--- start Data records ---
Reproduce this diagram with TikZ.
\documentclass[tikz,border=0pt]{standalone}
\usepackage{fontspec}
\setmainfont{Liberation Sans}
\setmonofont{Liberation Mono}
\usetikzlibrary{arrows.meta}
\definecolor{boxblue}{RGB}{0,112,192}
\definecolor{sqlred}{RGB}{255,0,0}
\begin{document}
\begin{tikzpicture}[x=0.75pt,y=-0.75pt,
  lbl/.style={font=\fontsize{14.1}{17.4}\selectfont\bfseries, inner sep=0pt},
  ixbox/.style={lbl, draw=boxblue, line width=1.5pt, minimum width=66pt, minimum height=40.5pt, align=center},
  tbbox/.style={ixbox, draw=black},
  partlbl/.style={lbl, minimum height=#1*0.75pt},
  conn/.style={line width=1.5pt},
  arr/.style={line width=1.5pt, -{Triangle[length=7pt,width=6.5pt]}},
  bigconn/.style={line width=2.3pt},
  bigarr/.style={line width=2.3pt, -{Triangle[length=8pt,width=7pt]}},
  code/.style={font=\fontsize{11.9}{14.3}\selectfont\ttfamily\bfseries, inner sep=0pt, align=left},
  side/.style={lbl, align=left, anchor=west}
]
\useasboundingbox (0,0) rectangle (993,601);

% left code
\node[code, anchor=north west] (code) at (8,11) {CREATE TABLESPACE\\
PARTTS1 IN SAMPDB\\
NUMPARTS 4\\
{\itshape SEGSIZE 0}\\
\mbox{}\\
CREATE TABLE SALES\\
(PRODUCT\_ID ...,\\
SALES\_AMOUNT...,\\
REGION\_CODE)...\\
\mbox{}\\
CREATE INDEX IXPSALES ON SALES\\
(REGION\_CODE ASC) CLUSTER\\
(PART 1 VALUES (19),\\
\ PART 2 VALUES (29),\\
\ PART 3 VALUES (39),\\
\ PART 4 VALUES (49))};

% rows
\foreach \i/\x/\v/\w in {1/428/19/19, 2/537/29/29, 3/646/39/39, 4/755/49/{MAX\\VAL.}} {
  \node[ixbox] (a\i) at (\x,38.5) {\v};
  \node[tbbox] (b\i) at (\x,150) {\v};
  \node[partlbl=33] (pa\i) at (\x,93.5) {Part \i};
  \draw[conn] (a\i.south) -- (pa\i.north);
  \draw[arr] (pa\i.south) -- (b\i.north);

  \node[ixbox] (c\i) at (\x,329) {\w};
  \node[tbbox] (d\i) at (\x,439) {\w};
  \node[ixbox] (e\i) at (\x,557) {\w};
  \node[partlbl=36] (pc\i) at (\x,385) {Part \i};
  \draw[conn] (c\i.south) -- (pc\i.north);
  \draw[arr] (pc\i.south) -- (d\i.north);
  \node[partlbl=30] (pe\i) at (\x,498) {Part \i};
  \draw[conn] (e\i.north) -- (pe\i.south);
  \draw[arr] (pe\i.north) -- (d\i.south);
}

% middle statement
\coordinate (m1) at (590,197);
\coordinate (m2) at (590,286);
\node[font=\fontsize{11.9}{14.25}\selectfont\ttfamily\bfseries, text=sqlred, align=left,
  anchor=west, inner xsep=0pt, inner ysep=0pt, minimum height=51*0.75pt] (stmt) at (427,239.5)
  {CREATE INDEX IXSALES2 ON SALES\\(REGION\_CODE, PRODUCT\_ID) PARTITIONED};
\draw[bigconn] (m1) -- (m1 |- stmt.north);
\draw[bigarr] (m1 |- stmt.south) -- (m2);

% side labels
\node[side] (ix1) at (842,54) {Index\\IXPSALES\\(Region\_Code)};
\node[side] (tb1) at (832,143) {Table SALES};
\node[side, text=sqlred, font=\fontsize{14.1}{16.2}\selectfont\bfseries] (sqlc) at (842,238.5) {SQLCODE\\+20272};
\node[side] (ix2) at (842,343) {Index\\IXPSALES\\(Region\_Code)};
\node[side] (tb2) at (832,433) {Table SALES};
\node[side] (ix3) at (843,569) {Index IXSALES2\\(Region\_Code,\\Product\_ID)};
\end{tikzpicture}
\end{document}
--- end Data records ---
--- start Data records ---
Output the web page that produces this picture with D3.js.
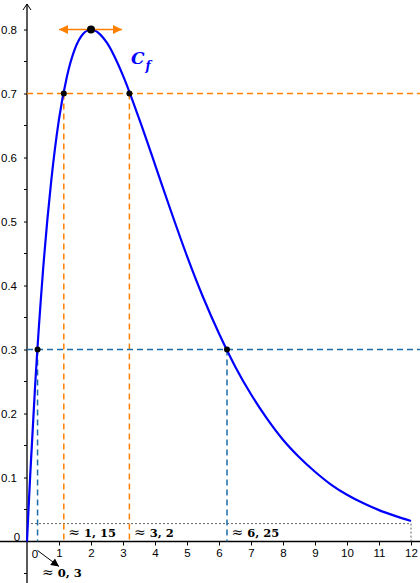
--- end Data records ---
### Exercise prompt
In the listing above, find the line containing "Reproduce this diagram with TikZ." and the line containing "PART 4 VALUES", then repeat those two lines and everything between them exactly.

### Solution to this task
Reproduce this diagram with TikZ.
\documentclass[tikz,border=0pt]{standalone}
\usepackage{fontspec}
\setmainfont{Liberation Sans}
\setmonofont{Liberation Mono}
\usetikzlibrary{arrows.meta}
\definecolor{boxblue}{RGB}{0,112,192}
\definecolor{sqlred}{RGB}{255,0,0}
\begin{document}
\begin{tikzpicture}[x=0.75pt,y=-0.75pt,
  lbl/.style={font=\fontsize{14.1}{17.4}\selectfont\bfseries, inner sep=0pt},
  ixbox/.style={lbl, draw=boxblue, line width=1.5pt, minimum width=66pt, minimum height=40.5pt, align=center},
  tbbox/.style={ixbox, draw=black},
  partlbl/.style={lbl, minimum height=#1*0.75pt},
  conn/.style={line width=1.5pt},
  arr/.style={line width=1.5pt, -{Triangle[length=7pt,width=6.5pt]}},
  bigconn/.style={line width=2.3pt},
  bigarr/.style={line width=2.3pt, -{Triangle[length=8pt,width=7pt]}},
  code/.style={font=\fontsize{11.9}{14.3}\selectfont\ttfamily\bfseries, inner sep=0pt, align=left},
  side/.style={lbl, align=left, anchor=west}
]
\useasboundingbox (0,0) rectangle (993,601);

% left code
\node[code, anchor=north west] (code) at (8,11) {CREATE TABLESPACE\\
PARTTS1 IN SAMPDB\\
NUMPARTS 4\\
{\itshape SEGSIZE 0}\\
\mbox{}\\
CREATE TABLE SALES\\
(PRODUCT\_ID ...,\\
SALES\_AMOUNT...,\\
REGION\_CODE)...\\
\mbox{}\\
CREATE INDEX IXPSALES ON SALES\\
(REGION\_CODE ASC) CLUSTER\\
(PART 1 VALUES (19),\\
\ PART 2 VALUES (29),\\
\ PART 3 VALUES (39),\\
\ PART 4 VALUES (49))};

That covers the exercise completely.